Slowly but surely, California dairy farms are helping to reduce some of the state’s greenhouse gas (GHG) emissions.
Much has been written about methane digesters on large dairies, perhaps giving the impression they are common. But, the reality is far more modest.
Take California, for example. Of the 1,331 dairies in the state last year, only 40 — less than one in 33 — had a digester, according to Dairy CARES.
That number, however, is on track to perhaps double starting this year.

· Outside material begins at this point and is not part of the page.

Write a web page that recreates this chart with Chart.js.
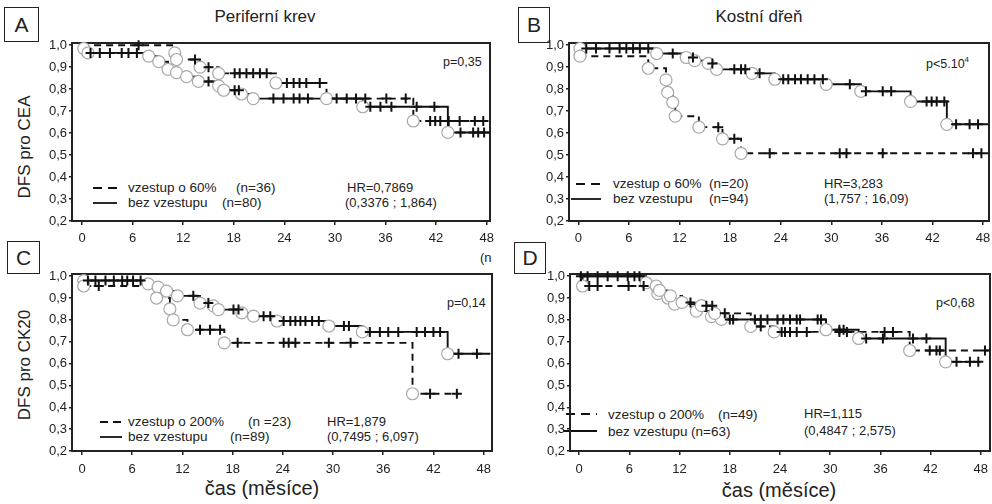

The increase was made possible by the state’s just-passed new budget that includes $99 million in grants and cost-share funds to reduce dairy farm methane emissions under the Dairy Digester Research and Development Program (DDRDP) and the Alternative Manure Management Program (AMMP) administered by the California Department of Food and Agriculture (CDFA). The two programs are only 3 years old, but the state has been helping fund digester construction since the early 2000s.
There are plenty of California milk producers who are already in line with emission reduction proposals of their own.
Paul Sousa, director of Regulatory and Environmental Affairs for Western United Dairymen, said DDRDP funding has already put 40 digesters into operation or development. In addition, 63 previously submitted, but not yet funded, AMMP applications are currently being reviewed by the department.
“The state of California is serious about reducing GHG emissions,” he added, “both for the small positive impact it has on global emissions, as well as showing leadership that emissions can be reduced while maintaining California businesses.”
Dairy CARES notes that the digesters already in operation make a yearly reduction in GHG emissions equal to taking 150,000 cars off the road.
It also estimates that existing projects, plus those being developed, will give California over three times as much reduction in methane emissions as any other state. Plus, it says digesters are among the three cheapest GHG reduction programs on a per metric ton basis.